__WHAT YOU WILL DO__.
Working from the data below, reproduce exactly the lines starting at the one that holds "Give me the matplotlib source for this chart." and ending at the one that holds "0.019, 0.018, 0.017, 0.016, 0.015, 0.015, 0.015, 0.015]". Pictures are excluded.

* begin DATASET *

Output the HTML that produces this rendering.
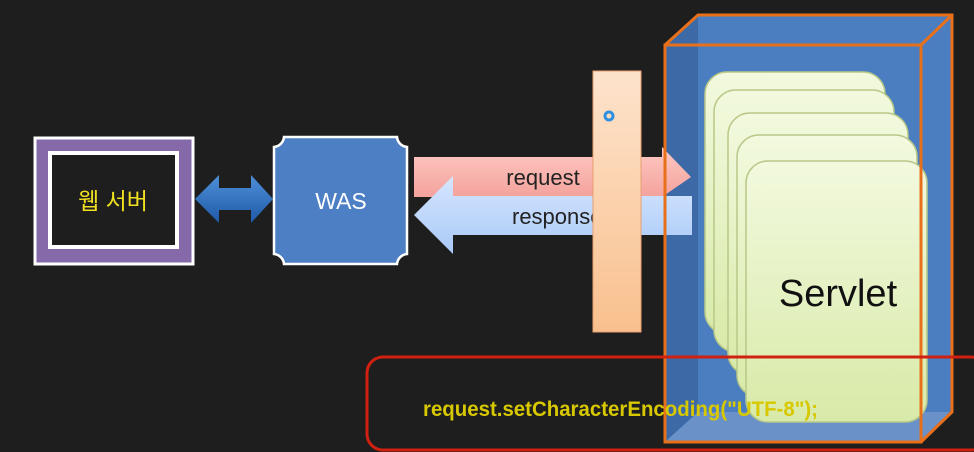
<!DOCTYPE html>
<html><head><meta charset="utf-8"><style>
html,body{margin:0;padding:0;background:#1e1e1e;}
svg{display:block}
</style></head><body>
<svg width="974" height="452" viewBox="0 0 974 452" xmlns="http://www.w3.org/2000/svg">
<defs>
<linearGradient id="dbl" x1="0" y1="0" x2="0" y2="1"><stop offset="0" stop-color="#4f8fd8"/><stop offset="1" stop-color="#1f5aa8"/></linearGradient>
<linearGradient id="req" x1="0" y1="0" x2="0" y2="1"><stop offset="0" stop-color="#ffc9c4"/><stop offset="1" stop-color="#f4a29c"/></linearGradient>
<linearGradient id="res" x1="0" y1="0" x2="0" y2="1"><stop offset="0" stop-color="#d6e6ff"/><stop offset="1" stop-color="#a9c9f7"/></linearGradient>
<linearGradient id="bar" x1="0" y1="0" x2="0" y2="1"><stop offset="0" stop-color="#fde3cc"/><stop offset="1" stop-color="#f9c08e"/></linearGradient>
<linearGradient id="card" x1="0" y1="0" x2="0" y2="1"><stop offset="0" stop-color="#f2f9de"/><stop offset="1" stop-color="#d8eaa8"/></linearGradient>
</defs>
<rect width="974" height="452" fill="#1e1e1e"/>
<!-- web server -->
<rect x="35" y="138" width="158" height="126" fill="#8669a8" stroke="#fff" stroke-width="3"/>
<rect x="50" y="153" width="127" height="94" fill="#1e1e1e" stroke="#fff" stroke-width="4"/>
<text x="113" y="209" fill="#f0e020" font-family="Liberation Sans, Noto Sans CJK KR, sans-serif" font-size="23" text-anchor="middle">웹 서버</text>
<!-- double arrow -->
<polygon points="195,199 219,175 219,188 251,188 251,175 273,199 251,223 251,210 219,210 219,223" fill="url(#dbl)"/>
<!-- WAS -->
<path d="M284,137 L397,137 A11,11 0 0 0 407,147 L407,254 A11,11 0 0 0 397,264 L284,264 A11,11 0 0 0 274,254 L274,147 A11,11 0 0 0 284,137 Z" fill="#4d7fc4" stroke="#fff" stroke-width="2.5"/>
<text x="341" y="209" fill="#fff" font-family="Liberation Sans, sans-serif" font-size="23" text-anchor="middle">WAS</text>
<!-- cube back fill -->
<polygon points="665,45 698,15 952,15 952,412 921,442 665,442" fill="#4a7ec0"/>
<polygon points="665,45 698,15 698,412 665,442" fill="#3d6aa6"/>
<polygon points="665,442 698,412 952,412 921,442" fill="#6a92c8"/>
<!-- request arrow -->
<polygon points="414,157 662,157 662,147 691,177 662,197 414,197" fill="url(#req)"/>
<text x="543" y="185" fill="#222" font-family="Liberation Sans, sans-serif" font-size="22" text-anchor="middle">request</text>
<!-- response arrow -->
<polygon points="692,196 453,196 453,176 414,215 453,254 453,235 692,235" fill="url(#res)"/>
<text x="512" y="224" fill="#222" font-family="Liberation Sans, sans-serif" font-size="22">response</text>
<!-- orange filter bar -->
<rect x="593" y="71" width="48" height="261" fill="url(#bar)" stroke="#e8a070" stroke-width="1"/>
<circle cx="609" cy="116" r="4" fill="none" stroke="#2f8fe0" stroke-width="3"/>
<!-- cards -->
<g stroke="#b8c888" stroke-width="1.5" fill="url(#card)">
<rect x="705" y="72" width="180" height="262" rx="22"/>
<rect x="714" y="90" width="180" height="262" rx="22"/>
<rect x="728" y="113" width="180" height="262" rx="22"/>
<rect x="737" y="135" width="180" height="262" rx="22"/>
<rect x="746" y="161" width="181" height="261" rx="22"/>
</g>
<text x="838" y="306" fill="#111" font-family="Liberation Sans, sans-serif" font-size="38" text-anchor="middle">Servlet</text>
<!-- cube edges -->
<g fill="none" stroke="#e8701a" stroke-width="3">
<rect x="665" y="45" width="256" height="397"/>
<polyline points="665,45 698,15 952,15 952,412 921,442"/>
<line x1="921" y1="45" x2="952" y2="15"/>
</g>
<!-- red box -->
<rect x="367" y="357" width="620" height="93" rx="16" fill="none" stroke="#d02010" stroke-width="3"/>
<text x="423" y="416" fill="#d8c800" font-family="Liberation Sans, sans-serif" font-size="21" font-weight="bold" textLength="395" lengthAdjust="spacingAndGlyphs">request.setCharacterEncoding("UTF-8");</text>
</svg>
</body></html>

* end DATASET *
* begin DATASET *

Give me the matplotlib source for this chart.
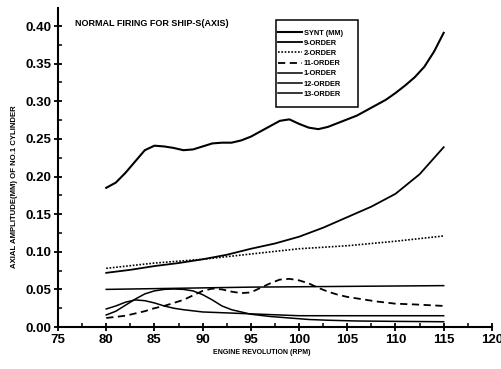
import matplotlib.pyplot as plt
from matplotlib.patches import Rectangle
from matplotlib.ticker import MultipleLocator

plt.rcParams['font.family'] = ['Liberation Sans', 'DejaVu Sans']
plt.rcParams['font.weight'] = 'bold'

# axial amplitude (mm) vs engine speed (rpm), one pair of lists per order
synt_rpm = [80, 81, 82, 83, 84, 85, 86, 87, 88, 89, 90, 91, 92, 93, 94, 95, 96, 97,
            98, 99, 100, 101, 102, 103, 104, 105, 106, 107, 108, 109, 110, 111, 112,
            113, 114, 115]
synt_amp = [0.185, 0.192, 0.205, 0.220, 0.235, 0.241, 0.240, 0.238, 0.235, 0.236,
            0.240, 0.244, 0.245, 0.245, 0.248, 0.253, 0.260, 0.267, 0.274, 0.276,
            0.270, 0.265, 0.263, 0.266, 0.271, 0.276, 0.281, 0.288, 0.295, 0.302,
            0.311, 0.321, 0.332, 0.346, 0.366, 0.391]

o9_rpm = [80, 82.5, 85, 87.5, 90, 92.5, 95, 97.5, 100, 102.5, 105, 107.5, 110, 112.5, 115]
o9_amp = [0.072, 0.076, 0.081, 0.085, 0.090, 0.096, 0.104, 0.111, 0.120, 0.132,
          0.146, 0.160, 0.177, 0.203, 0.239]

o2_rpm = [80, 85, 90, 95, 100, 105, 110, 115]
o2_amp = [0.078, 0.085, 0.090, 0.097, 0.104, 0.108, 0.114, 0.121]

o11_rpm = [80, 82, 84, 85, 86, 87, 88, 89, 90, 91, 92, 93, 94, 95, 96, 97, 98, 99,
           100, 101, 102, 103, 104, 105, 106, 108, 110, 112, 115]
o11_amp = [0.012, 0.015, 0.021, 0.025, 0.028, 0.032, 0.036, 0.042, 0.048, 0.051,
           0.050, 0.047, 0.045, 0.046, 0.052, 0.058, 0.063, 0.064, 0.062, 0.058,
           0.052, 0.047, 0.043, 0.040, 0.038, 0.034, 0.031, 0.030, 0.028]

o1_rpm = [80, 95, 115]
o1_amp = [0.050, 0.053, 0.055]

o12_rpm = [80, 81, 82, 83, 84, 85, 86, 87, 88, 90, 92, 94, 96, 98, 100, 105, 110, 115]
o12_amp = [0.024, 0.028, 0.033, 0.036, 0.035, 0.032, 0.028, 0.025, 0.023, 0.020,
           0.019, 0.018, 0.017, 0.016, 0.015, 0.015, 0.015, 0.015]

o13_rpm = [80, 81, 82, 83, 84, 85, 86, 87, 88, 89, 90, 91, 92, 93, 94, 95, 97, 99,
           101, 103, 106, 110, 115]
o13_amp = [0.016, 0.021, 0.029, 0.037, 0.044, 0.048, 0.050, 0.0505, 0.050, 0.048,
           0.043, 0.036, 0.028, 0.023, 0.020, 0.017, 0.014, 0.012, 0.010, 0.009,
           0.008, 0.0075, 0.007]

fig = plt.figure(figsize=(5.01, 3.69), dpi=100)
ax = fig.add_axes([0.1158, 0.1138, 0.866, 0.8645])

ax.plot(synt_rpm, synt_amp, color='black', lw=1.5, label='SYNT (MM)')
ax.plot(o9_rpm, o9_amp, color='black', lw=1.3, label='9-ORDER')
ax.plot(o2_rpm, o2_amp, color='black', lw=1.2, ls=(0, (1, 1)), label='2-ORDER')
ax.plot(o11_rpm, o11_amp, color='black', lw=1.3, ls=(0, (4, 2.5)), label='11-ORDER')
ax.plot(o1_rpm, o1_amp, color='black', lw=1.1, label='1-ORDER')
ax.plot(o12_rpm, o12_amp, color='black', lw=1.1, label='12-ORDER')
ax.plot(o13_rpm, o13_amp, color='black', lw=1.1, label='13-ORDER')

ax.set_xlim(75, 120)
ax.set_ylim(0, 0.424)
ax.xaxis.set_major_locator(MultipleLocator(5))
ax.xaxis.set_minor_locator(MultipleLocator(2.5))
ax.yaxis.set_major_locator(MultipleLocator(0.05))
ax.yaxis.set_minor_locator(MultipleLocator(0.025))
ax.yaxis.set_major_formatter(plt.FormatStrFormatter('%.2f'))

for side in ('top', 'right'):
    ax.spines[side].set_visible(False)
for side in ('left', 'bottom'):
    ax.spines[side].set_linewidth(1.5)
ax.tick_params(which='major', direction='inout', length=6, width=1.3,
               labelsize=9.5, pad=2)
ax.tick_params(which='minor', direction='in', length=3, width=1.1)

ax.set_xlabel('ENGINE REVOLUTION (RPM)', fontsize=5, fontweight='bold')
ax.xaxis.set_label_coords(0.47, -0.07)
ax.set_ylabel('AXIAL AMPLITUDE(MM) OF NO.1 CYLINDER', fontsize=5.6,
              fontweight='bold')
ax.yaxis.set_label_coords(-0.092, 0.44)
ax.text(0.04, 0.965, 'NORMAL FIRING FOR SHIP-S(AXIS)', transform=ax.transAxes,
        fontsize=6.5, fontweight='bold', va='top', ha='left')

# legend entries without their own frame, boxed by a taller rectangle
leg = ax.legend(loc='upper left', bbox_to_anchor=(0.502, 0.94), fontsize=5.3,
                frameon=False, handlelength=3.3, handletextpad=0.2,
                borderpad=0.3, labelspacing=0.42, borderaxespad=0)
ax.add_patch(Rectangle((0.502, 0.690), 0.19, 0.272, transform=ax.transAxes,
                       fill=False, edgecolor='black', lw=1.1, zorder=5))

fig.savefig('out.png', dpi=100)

* end DATASET *

__SOLUTION TO THIS PROBLEM__.
Give me the matplotlib source for this chart.
import matplotlib.pyplot as plt
from matplotlib.patches import Rectangle
from matplotlib.ticker import MultipleLocator

plt.rcParams['font.family'] = ['Liberation Sans', 'DejaVu Sans']
plt.rcParams['font.weight'] = 'bold'

# axial amplitude (mm) vs engine speed (rpm), one pair of lists per order
synt_rpm = [80, 81, 82, 83, 84, 85, 86, 87, 88, 89, 90, 91, 92, 93, 94, 95, 96, 97,
            98, 99, 100, 101, 102, 103, 104, 105, 106, 107, 108, 109, 110, 111, 112,
            113, 114, 115]
synt_amp = [0.185, 0.192, 0.205, 0.220, 0.235, 0.241, 0.240, 0.238, 0.235, 0.236,
            0.240, 0.244, 0.245, 0.245, 0.248, 0.253, 0.260, 0.267, 0.274, 0.276,
            0.270, 0.265, 0.263, 0.266, 0.271, 0.276, 0.281, 0.288, 0.295, 0.302,
            0.311, 0.321, 0.332, 0.346, 0.366, 0.391]

o9_rpm = [80, 82.5, 85, 87.5, 90, 92.5, 95, 97.5, 100, 102.5, 105, 107.5, 110, 112.5, 115]
o9_amp = [0.072, 0.076, 0.081, 0.085, 0.090, 0.096, 0.104, 0.111, 0.120, 0.132,
          0.146, 0.160, 0.177, 0.203, 0.239]

o2_rpm = [80, 85, 90, 95, 100, 105, 110, 115]
o2_amp = [0.078, 0.085, 0.090, 0.097, 0.104, 0.108, 0.114, 0.121]

o11_rpm = [80, 82, 84, 85, 86, 87, 88, 89, 90, 91, 92, 93, 94, 95, 96, 97, 98, 99,
           100, 101, 102, 103, 104, 105, 106, 108, 110, 112, 115]
o11_amp = [0.012, 0.015, 0.021, 0.025, 0.028, 0.032, 0.036, 0.042, 0.048, 0.051,
           0.050, 0.047, 0.045, 0.046, 0.052, 0.058, 0.063, 0.064, 0.062, 0.058,
           0.052, 0.047, 0.043, 0.040, 0.038, 0.034, 0.031, 0.030, 0.028]

o1_rpm = [80, 95, 115]
o1_amp = [0.050, 0.053, 0.055]

o12_rpm = [80, 81, 82, 83, 84, 85, 86, 87, 88, 90, 92, 94, 96, 98, 100, 105, 110, 115]
o12_amp = [0.024, 0.028, 0.033, 0.036, 0.035, 0.032, 0.028, 0.025, 0.023, 0.020,
           0.019, 0.018, 0.017, 0.016, 0.015, 0.015, 0.015, 0.015]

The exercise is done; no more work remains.